Tuesday, October 30, 2012
Ethiopia and Eritrea: An elusive peace on the cards?
Ethiopia and Eritrea are still at each others’ throats. The two neighbours fought hammer and tongs in sun-baked trenches during a two-year war over a decade ago, before a peace deal ended their World War I-style conflict in 2000. Furious veRed Sea, UNrbal battles, however, have continued to this day.
Yet, amid the blistering rhetoric and scares over a return to war, analysts say the feuding rivals are reluctant to lock horns once again. Neighbouring South Sudan and some Ethiopian politicians are working on plans to bring both sides to the negotiating table.

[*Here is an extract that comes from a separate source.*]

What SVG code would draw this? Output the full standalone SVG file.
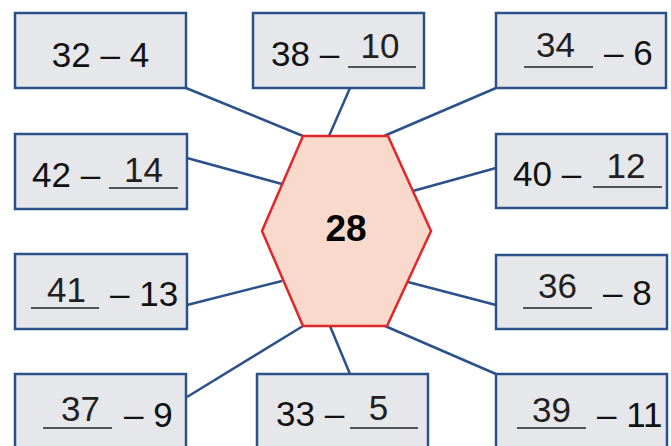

Asmara has been named, shamed and then slapped with two sets of U.N. sanctions over charges that it was aiding and abetting al Qaeda-linked rebels in lawless Somalia in its proxy war with Ethiopia. However, a panel tasked with monitoring violations of an arms embargo on Somalia said it had no proof of Eritrean support to the Islamist militants in the last year.
Nevertheless, Eritrea’s foreign ministry wasted little time in pointing a finger of accusation at its perennial rival. “The events over the past year have clearly shown that it is in fact Ethiopia that is actively engaged in destabilising Eritrea in addition to its continued occupation of sovereign Eritrean territory in violation of the U.N. Charter,” the ministry said in a statement last month.
The Red Sea state was referring to Addis Ababa’s open declaration in 2011 in which its late Prime Minister Meles Zenawi said his country would no longer take a “passive stance” towards its rival following Eritrea’s alleged plot to bomb targets in the Ethiopian capital during an African Union gathering of heads of state.
Then foreign minister (and now premier) Hailemariam Desalegn followed up on the rhetoric soon afterwards by disclosing his government’s support to Eritrean rebels. Meles and Eritrean President Isaias Afewerki were once comrades-in-arms, even rumoured to be distant relatives. Ethiopia’s late leader rubber-stamped a 1993 referendum that granted independence to the former province after their rebel groups jointly toppled Communist dictator Mengistu Haile Mariam’s military junta two years earlier.
The love affair did not last long. The pair fell out spectacularly after Eritrea introduced its own currency in 1997 and Ethiopia responded by insisting on trading in dollars. Their economic spat aggravated already simmering border tensions, which culminated in Eritrea deploying its tanks months later and occupying hotly disputed territory that was under Addis Ababa’s administration.
Ethiopian troops breached Eritrea’s trenches nearly a year later and retook contested ground – namely the flashpoint town of Badme – before a peace deal was signed. What then followed is the sticking point that remains today. An independent boundary commission awarded Badme to Eritrea in 2002 but the ruling is yet to take effect. Ethiopia wants to negotiate its implementation and warns that delimitation of the border as per the finding would unreasonably split towns and other geographical locations into two.
Asmara on the other hand insists on an immediate hand-over. The bickering has evolved into a proxy war and diplomatic skulduggery as both sides attempt to bring about regime change in the other. But despite the harsh words, mediation efforts are in the pipeline. Deng Alor, neighbouring South Sudan’s Minister for Cabinet Affairs, told Reuters on Wednesday his newly-independent country is about to embark on rounds of shuttle diplomacy between the capitals of Ethiopia and Eritrea. Both countries, he said, have given their blessing.
A handful of Ethiopian members of parliament are also devising a similar initiative, local sources say. Addis Ababa has never ruled out mediation. But even though Eritrea publicly dismisses any idea of a thaw in strained relations before the Badme spat is resolved, recent developments might change its mind, some believe.
Ethiopian analysts think Asmara now realises that its neighbour may easily adopt a more belligerent stance following the sudden death of Meles, who they say stood firm against a potential slide towards full-scale conflict. And of course not all Ethiopians express enthusiasm about an independent Eritrea, the creation of which left their country without access to the Red Sea.
Some diplomats say the chances of both sides making drastic concessions from their current positions remain slim. So will the mediation efforts finally yield a deal?